→ **Directions for this task**
Copy the listing verbatim, excluding any images found in it.

--- Start Supplied data ---

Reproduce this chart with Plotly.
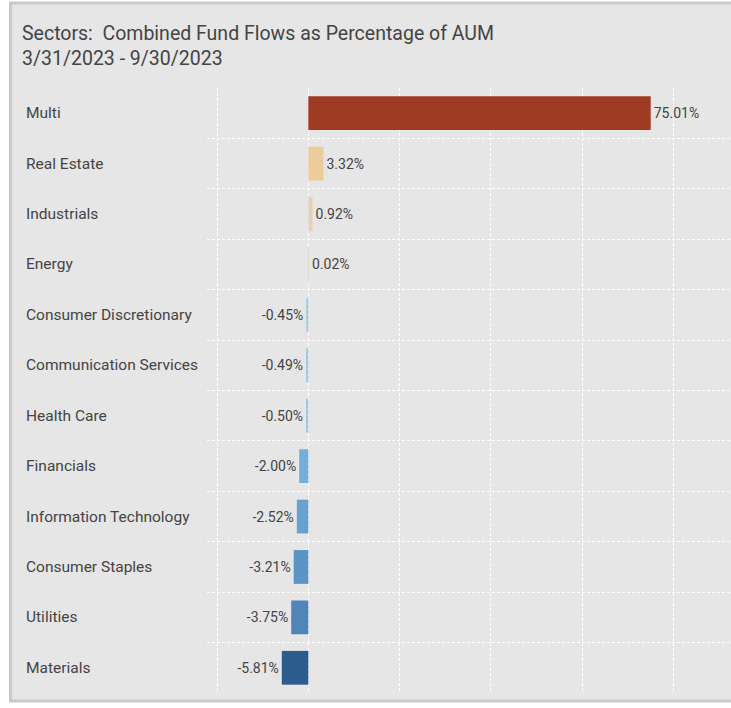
import plotly.graph_objects as go

sectors = ["Multi", "Real Estate", "Industrials", "Energy", "Consumer Discretionary",
           "Communication Services", "Health Care", "Financials", "Information Technology",
           "Consumer Staples", "Utilities", "Materials"]
flows = [75.01, 3.32, 0.92, 0.02, -0.45, -0.49, -0.50, -2.00, -2.52, -3.21, -3.75, -5.81]
colors = ["#9e3b22", "#eccb9c", "#e2d3bb", "#e3dccd", "#9ecae1", "#9ecae1", "#9ecae1",
          "#75addb", "#66a1cf", "#5b93c5", "#4f85b8", "#2b5c8d"]

# plot area in pixels (used to place things outside the axes)
W, H = 731, 708
L, R, T, B = 207, 0, 88, 15
pw, ph = W - L - R, H - T - B

def px_x(px):
    return (px - L) / pw

def px_y(py):
    return (H - B - py) / ph

pos = list(range(len(sectors)))

fig = go.Figure()
fig.add_trace(go.Bar(
    x=flows, y=pos,
    orientation="h",
    marker=dict(color=colors, line=dict(width=0)),
    text=["%.2f%%" % v for v in flows],
    textposition="outside",
    textfont=dict(size=14, color="#444444"),
    cliponaxis=False,
    width=0.67,
    hoverinfo="skip",
))

# sector labels, left aligned like the original
for i, s in enumerate(sectors):
    fig.add_annotation(x=px_x(24), xref="paper", y=i, yref="y", text=s,
                       showarrow=False, xanchor="left", yanchor="middle",
                       font=dict(size=15.5, color="#444444"))

# grey framed panel
fig.add_shape(type="rect", xref="paper", yref="paper",
              x0=px_x(10.5), x1=1.3, y0=px_y(701), y1=px_y(3),
              fillcolor="#e6e6e6", line=dict(color="#c9c9c9", width=3), layer="below")

fig.update_layout(
    width=W, height=H,
    margin=dict(l=L, r=R, t=T, b=B),
    paper_bgcolor="white",
    plot_bgcolor="rgba(0,0,0,0)",
    font=dict(family="Roboto", color="#444444"),
    showlegend=False,
    title=dict(text="Sectors:  Combined Fund Flows as Percentage of AUM<br>3/31/2023 - 9/30/2023",
               xref="container", yref="container", x=22 / W, xanchor="left",
               y=1 - 39.5 / H, yanchor="top",
               font=dict(size=19.5, color="#444444")),
    xaxis=dict(range=[-22.2, 92.6], dtick=20, tick0=0, showticklabels=False,
               showgrid=True, gridcolor="white", griddash="3px,2px", gridwidth=1,
               zeroline=False, fixedrange=True),
    yaxis=dict(range=[len(sectors) - 0.5, -0.5], showticklabels=False, showgrid=False,
               zeroline=False, fixedrange=True,
               minor=dict(tickvals=[i + 0.5 for i in pos[:-1]], showgrid=True,
                          gridcolor="white", griddash="3px,2px", gridwidth=1, ticks="")),
)

fig.write_html("out.html", config={"displayModeBar": False},
               post_script="document.body.style.margin='0';")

--- End Supplied data ---

→ **Final answer**
Reproduce this chart with Plotly.
import plotly.graph_objects as go

sectors = ["Multi", "Real Estate", "Industrials", "Energy", "Consumer Discretionary",
           "Communication Services", "Health Care", "Financials", "Information Technology",
           "Consumer Staples", "Utilities", "Materials"]
flows = [75.01, 3.32, 0.92, 0.02, -0.45, -0.49, -0.50, -2.00, -2.52, -3.21, -3.75, -5.81]
colors = ["#9e3b22", "#eccb9c", "#e2d3bb", "#e3dccd", "#9ecae1", "#9ecae1", "#9ecae1",
          "#75addb", "#66a1cf", "#5b93c5", "#4f85b8", "#2b5c8d"]

# plot area in pixels (used to place things outside the axes)
W, H = 731, 708
L, R, T, B = 207, 0, 88, 15
pw, ph = W - L - R, H - T - B

def px_x(px):
    return (px - L) / pw

def px_y(py):
    return (H - B - py) / ph

pos = list(range(len(sectors)))

fig = go.Figure()
fig.add_trace(go.Bar(
    x=flows, y=pos,
    orientation="h",
    marker=dict(color=colors, line=dict(width=0)),
    text=["%.2f%%" % v for v in flows],
    textposition="outside",
    textfont=dict(size=14, color="#444444"),
    cliponaxis=False,
    width=0.67,
    hoverinfo="skip",
))

# sector labels, left aligned like the original
for i, s in enumerate(sectors):
    fig.add_annotation(x=px_x(24), xref="paper", y=i, yref="y", text=s,
                       showarrow=False, xanchor="left", yanchor="middle",
                       font=dict(size=15.5, color="#444444"))

# grey framed panel
fig.add_shape(type="rect", xref="paper", yref="paper",
              x0=px_x(10.5), x1=1.3, y0=px_y(701), y1=px_y(3),
              fillcolor="#e6e6e6", line=dict(color="#c9c9c9", width=3), layer="below")

fig.update_layout(
    width=W, height=H,
    margin=dict(l=L, r=R, t=T, b=B),
    paper_bgcolor="white",
    plot_bgcolor="rgba(0,0,0,0)",
    font=dict(family="Roboto", color="#444444"),
    showlegend=False,
    title=dict(text="Sectors:  Combined Fund Flows as Percentage of AUM<br>3/31/2023 - 9/30/2023",
               xref="container", yref="container", x=22 / W, xanchor="left",
               y=1 - 39.5 / H, yanchor="top",
               font=dict(size=19.5, color="#444444")),
    xaxis=dict(range=[-22.2, 92.6], dtick=20, tick0=0, showticklabels=False,
               showgrid=True, gridcolor="white", griddash="3px,2px", gridwidth=1,
               zeroline=False, fixedrange=True),
    yaxis=dict(range=[len(sectors) - 0.5, -0.5], showticklabels=False, showgrid=False,
               zeroline=False, fixedrange=True,
               minor=dict(tickvals=[i + 0.5 for i in pos[:-1]], showgrid=True,
                          gridcolor="white", griddash="3px,2px", gridwidth=1, ticks="")),
)

fig.write_html("out.html", config={"displayModeBar": False},
               post_script="document.body.style.margin='0';")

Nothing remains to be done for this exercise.